Hoy, no me puedo imaginar ese mismo viaje sin el sentido del gusto. Viajar sin poder probar el país me parece absurdo. Sería una travesía insípida al no poder conocer la cultura o forma de pensar a través de sus sabores.

Mientras escribo esto, sé que están reunidos en la ciudad de México un grupo de personas que quiero mucho disfrutando hombro a hombro uno de los platillos más emblemáticos de nuestro país, Los Chiles en Nogada.

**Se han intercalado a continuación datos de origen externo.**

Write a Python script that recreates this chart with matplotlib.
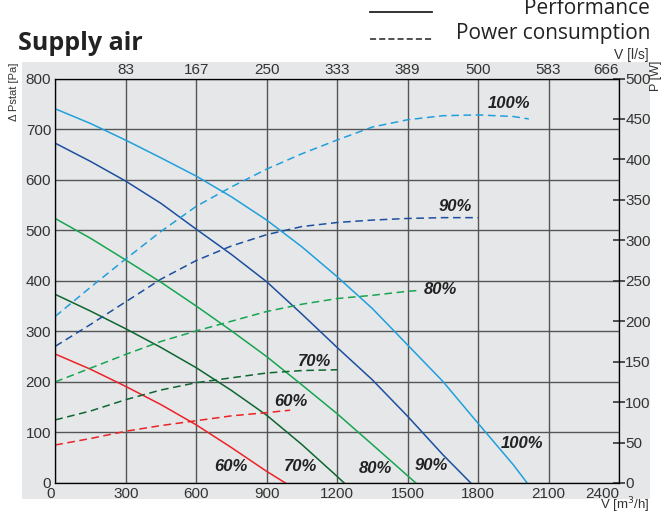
import numpy as np
import matplotlib.pyplot as plt
from matplotlib.patches import Rectangle

plt.rcParams['font.family'] = ['Liberation Sans', 'DejaVu Sans']

# Luftmenge (m3/h) und Kennlinien (Pa)
x_100 = [0, 150, 300, 450, 600, 750, 900, 1050, 1200, 1350, 1500, 1650, 1800, 1950, 2009]
p_100 = [740, 711, 678, 643, 607, 566, 520, 467, 408, 345, 273, 201, 118, 36, 0]
x_90 = [0, 150, 300, 450, 600, 750, 900, 1050, 1200, 1350, 1500, 1650, 1769]
p_90 = [672, 636, 597, 553, 502, 452, 398, 334, 268, 204, 132, 56, 0]
x_80 = [0, 150, 300, 450, 600, 750, 900, 1050, 1200, 1350, 1535]
p_80 = [523, 484, 441, 397, 350, 301, 250, 194, 137, 76, 0]
x_70 = [0, 150, 300, 450, 600, 750, 900, 1050, 1200, 1230]
p_70 = [373, 340, 305, 268, 228, 183, 134, 76, 13, 0]
x_60 = [0, 150, 300, 450, 600, 750, 900, 980]
p_60 = [255, 225, 191, 155, 115, 70, 23, 0]

# Leistungsaufnahme (W)
xw_100 = [0, 150, 300, 450, 600, 750, 900, 1050, 1200, 1350, 1500, 1650, 1800, 1950, 2016]
w_100 = [206, 242, 277, 311, 342, 366, 388, 407, 424, 440, 449, 454, 455, 453, 450]
xw_90 = [0, 150, 300, 450, 600, 750, 900, 1050, 1200, 1350, 1500, 1650, 1800]
w_90 = [169, 196, 224, 252, 275, 293, 307, 317, 322, 325, 327, 328, 328]
xw_80 = [0, 150, 300, 450, 600, 750, 900, 1050, 1200, 1350, 1500, 1550]
w_80 = [125, 142, 159, 175, 188, 200, 212, 221, 228, 232, 237, 238]
xw_70 = [0, 150, 300, 450, 600, 750, 900, 1050, 1200]
w_70 = [78, 89, 103, 115, 124, 130, 136, 139, 140]
xw_60 = [0, 150, 300, 450, 600, 750, 900, 1000]
w_60 = [47, 55, 64, 71, 77, 83, 87, 90]

x_ticks = [0, 300, 600, 900, 1200, 1500, 1800, 2100, 2400]
ls_ticks = [300, 600, 900, 1200, 1500, 1800, 2100, 2400]
ls_labels = ['83', '167', '250', '333', '389', '500', '583', '666']

farben = {'100': '#1fa0dc', '90': '#1c4f9f', '80': '#16a550', '70': '#0d6630', '60': '#ec2227'}
grau = '#e6e7e9'

fig = plt.figure(figsize=(6.65, 5.13), dpi=100)
fig.add_artist(Rectangle((22 / 665, 14 / 513), 628 / 665, 437 / 513,
                         transform=fig.transFigure, facecolor=grau, edgecolor='none', zorder=-10))

ax = fig.add_axes([55.3 / 665, 30 / 513, 563.7 / 665, 404.5 / 513])
ax.set_facecolor(grau)
ax.set_xlim(0, 2400)
ax.set_ylim(0, 800)
ax.set_xticks(x_ticks)
ax.set_yticks(np.arange(0, 801, 100))
ax.grid(True, color='#555555', linewidth=1)
ax.tick_params(length=0, labelsize=11, colors='#333333', pad=3)
ax.set_xticklabels([str(v) for v in x_ticks])
xl = ax.get_xticklabels()
xl[0].set_ha('right')
xl[-1].set_ha('right')
for s in ax.spines.values():
    s.set_color('#333333')

for xs, ys, k in [(x_100, p_100, '100'), (x_90, p_90, '90'), (x_80, p_80, '80'),
                  (x_70, p_70, '70'), (x_60, p_60, '60')]:
    ax.plot(xs, ys, color=farben[k], linewidth=1.1)

ax2 = ax.twinx()
ax2.set_ylim(0, 500)
ax2.set_yticks(np.arange(0, 501, 50))
ax2.tick_params(direction='inout', length=9, width=1.2, labelsize=11, colors='#333333', pad=0)
for xs, ys, k in [(xw_100, w_100, '100'), (xw_90, w_90, '90'), (xw_80, w_80, '80'),
                  (xw_70, w_70, '70'), (xw_60, w_60, '60')]:
    ax2.plot(xs, ys, color=farben[k], linewidth=1.1, linestyle=(0, (5, 3)))

ax3 = ax.twiny()
ax3.set_xlim(0, 2400)
ax3.set_xticks(ls_ticks)
ax3.set_xticklabels(ls_labels)
ax3.tick_params(length=0, labelsize=11, colors='#333333', pad=1)
ax3.get_xticklabels()[-1].set_ha('right')

# Beschriftungen der Kurven
lab = dict(fontsize=12, fontweight='bold', style='italic', color='#222222', ha='center', va='center')
ax.text(1932, 751, '100%', **lab)
ax.text(1702, 546, '90%', **lab)
ax.text(1641, 382, '80%', **lab)
ax.text(1104, 241, '70%', **lab)
ax.text(1002, 161, '60%', **lab)
ax.text(746, 33, '60%', **lab)
ax.text(1043, 33, '70%', **lab)
ax.text(1361, 28, '80%', **lab)
ax.text(1599, 35, '90%', **lab)
ax.text(1988, 79, '100%', **lab)

fig.text(14 / 665, 1 - 63 / 513, 'Δ Pstat [Pa]', rotation=90, ha='center', va='top',
         fontsize=8, color='#333333')
fig.text(656 / 665, 1 - 76 / 513, 'P [W]', rotation=90, ha='center', va='center',
         fontsize=9, color='#333333')
fig.text(649 / 665, 1 - 55 / 513, 'V [l/s]', ha='right', va='center', fontsize=10, color='#333333')
fig.text(649 / 665, 1 - 505 / 513, 'V [m$^3$/h]', ha='right', va='center', fontsize=9.5, color='#333333')

fig.text(18 / 665, 1 - 44 / 513, 'Supply air', fontsize=18, fontweight='bold',
         family=['Open Sans', 'DejaVu Sans'], va='center', color='#222222')

# Legende oben rechts
fig.add_artist(plt.Line2D([370 / 665, 432 / 665], [1 - 12 / 513, 1 - 12 / 513], color='#222222', linewidth=1.3))
fig.add_artist(plt.Line2D([370 / 665, 432 / 665], [1 - 39 / 513, 1 - 39 / 513], color='#222222',
                          linewidth=1.1, linestyle=(0, (4, 2))))
fig.text(650 / 665, 1 - 8 / 513, 'Performance', ha='right', va='center', fontsize=15,
         family=['Open Sans', 'DejaVu Sans'], color='#222222')
fig.text(650 / 665, 1 - 34 / 513, 'Power consumption', ha='right', va='center', fontsize=15,
         family=['Open Sans', 'DejaVu Sans'], color='#222222')

fig.savefig('out.png', dpi=100)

Una combinación de sabores que requiere de muchos días de preparativos al tener que pelar una por una las nueces de castilla y las granadas que transforman los chiles rellenos en un verdadero manjar.

Me imagino las miradas de alegría al llevar el primer tenedor a la boca, las miles de historias que incita compartir, los inevitables debates alrededor de los ingredientes de la nogada y el capeado y los innumerables recuerdos de seres queridos que ya no están que sabemos lo mucho que los disfrutaban. Todos juntos compartiendo emociones que comienzan en el paladar.

Siento mucho el no haber podido estar ahí, pero, aunque mi prueba de Covid hubiera salido negativa y hubiera volado a la ciudad de México, es una comida a la que no puedo asistir sin el sentido del gusto bien puesto y a la que estoy lista para disfrutar al máximo el próximo año.

Hoy espero con ansías el regreso de las miles de sensaciones y emociones que provocan mis papilas gustativas. Me emociona saber cuál será ese primer ingrediente que disfrutaré ahora sí completo, con toda su materia y toda su forma. Mientras tanto seguiré recurriendo a la memoria como mi mejor compañera durante estos días desabridos.